------ Data section ------

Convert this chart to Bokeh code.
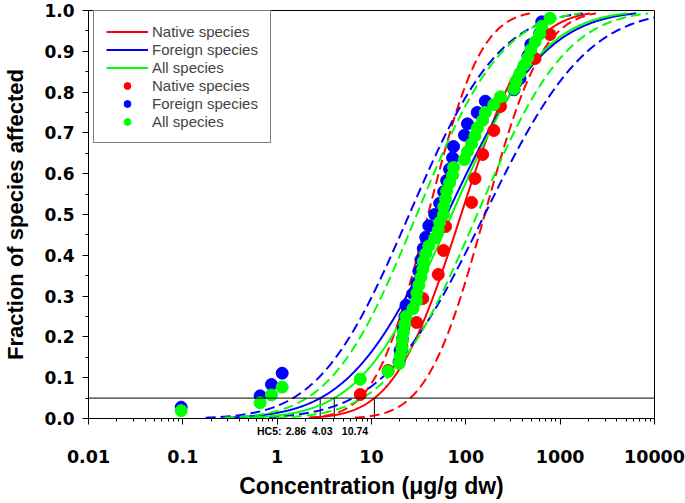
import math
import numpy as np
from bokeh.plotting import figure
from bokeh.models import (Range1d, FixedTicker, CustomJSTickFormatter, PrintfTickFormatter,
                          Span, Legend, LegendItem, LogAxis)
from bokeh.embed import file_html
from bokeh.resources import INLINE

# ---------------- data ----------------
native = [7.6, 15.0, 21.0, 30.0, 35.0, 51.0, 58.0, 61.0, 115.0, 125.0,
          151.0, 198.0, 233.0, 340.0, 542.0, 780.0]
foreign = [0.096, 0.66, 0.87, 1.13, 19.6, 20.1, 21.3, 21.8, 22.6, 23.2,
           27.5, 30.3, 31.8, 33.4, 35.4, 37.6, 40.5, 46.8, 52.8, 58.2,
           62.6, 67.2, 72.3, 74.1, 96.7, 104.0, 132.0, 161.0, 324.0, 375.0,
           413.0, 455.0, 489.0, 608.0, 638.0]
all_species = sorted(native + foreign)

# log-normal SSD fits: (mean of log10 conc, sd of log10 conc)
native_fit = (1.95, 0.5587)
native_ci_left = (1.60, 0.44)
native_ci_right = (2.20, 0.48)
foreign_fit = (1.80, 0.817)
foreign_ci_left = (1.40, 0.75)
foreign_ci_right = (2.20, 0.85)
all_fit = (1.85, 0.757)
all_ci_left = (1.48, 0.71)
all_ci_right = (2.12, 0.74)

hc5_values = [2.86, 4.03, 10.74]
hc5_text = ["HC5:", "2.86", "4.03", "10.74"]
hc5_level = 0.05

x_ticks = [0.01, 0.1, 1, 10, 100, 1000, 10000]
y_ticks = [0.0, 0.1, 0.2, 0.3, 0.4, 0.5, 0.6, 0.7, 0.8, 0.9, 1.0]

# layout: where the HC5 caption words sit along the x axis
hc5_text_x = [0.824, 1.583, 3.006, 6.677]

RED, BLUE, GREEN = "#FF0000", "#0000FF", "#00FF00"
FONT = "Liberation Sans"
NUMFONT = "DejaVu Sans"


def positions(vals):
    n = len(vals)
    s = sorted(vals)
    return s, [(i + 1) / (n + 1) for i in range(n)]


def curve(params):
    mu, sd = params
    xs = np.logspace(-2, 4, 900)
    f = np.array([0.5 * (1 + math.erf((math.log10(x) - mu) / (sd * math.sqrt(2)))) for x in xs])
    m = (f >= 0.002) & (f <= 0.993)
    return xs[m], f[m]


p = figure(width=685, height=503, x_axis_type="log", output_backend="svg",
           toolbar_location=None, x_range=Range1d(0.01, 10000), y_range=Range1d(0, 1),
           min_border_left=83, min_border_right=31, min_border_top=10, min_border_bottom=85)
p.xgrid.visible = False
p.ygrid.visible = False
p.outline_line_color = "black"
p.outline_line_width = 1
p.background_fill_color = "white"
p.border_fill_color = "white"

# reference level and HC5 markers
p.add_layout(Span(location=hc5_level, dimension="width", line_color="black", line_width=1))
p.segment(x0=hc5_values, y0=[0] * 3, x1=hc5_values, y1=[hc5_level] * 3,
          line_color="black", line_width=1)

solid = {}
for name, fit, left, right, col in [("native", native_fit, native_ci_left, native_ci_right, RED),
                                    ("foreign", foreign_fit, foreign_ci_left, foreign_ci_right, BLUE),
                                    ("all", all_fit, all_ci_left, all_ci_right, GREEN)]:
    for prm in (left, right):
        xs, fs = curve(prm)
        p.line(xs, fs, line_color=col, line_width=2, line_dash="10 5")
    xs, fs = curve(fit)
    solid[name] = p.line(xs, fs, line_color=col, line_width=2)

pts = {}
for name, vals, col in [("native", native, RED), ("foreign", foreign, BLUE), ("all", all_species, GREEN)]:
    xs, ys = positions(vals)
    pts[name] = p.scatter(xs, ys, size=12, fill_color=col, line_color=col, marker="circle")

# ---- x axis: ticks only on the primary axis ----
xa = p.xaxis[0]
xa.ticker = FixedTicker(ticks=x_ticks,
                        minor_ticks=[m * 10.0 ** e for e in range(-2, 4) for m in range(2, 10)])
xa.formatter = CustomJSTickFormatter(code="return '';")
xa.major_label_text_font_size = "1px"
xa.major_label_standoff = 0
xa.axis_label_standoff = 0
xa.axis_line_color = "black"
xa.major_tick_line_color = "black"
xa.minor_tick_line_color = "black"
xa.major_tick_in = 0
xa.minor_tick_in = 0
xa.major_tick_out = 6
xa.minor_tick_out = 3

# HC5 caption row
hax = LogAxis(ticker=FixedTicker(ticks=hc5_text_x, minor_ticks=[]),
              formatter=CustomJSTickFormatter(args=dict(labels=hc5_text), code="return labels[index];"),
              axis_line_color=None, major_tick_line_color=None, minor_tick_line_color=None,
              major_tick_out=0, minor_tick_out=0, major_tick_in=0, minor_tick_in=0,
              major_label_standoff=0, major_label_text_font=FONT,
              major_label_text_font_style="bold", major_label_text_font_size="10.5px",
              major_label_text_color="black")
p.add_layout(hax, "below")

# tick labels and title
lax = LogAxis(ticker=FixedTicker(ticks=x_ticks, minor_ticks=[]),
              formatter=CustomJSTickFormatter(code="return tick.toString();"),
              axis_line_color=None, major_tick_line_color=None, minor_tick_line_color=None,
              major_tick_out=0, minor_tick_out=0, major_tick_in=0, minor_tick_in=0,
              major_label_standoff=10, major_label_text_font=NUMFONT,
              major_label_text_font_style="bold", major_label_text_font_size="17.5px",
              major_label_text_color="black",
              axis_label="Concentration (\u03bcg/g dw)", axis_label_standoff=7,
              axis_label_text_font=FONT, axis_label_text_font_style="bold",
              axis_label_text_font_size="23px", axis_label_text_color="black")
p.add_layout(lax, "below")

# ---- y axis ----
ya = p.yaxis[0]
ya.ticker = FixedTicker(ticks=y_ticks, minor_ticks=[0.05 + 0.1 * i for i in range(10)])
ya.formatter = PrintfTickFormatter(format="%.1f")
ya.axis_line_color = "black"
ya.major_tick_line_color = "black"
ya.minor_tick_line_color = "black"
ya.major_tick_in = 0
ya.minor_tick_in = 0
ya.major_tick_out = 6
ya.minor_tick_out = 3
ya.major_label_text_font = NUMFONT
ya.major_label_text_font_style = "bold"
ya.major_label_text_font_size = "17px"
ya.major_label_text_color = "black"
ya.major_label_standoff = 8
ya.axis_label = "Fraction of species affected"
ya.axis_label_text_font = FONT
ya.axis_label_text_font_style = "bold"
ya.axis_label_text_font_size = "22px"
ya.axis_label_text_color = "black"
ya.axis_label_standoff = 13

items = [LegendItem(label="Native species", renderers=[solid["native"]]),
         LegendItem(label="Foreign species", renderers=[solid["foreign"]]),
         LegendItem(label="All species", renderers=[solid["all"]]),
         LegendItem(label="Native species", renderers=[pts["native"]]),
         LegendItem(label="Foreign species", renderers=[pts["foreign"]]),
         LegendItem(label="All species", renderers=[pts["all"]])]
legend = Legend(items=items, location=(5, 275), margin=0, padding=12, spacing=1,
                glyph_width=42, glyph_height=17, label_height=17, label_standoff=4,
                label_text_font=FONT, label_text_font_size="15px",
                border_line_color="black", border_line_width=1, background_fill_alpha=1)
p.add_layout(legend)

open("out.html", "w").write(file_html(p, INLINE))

------

Pictures are excluded: retype only the lines from the beginning of the listing above through the line with "hc5_level = 0.05", both included.

Convert this chart to Bokeh code.
import math
import numpy as np
from bokeh.plotting import figure
from bokeh.models import (Range1d, FixedTicker, CustomJSTickFormatter, PrintfTickFormatter,
                          Span, Legend, LegendItem, LogAxis)
from bokeh.embed import file_html
from bokeh.resources import INLINE

# ---------------- data ----------------
native = [7.6, 15.0, 21.0, 30.0, 35.0, 51.0, 58.0, 61.0, 115.0, 125.0,
          151.0, 198.0, 233.0, 340.0, 542.0, 780.0]
foreign = [0.096, 0.66, 0.87, 1.13, 19.6, 20.1, 21.3, 21.8, 22.6, 23.2,
           27.5, 30.3, 31.8, 33.4, 35.4, 37.6, 40.5, 46.8, 52.8, 58.2,
           62.6, 67.2, 72.3, 74.1, 96.7, 104.0, 132.0, 161.0, 324.0, 375.0,
           413.0, 455.0, 489.0, 608.0, 638.0]
all_species = sorted(native + foreign)

# log-normal SSD fits: (mean of log10 conc, sd of log10 conc)
native_fit = (1.95, 0.5587)
native_ci_left = (1.60, 0.44)
native_ci_right = (2.20, 0.48)
foreign_fit = (1.80, 0.817)
foreign_ci_left = (1.40, 0.75)
foreign_ci_right = (2.20, 0.85)
all_fit = (1.85, 0.757)
all_ci_left = (1.48, 0.71)
all_ci_right = (2.12, 0.74)

hc5_values = [2.86, 4.03, 10.74]
hc5_text = ["HC5:", "2.86", "4.03", "10.74"]
hc5_level = 0.05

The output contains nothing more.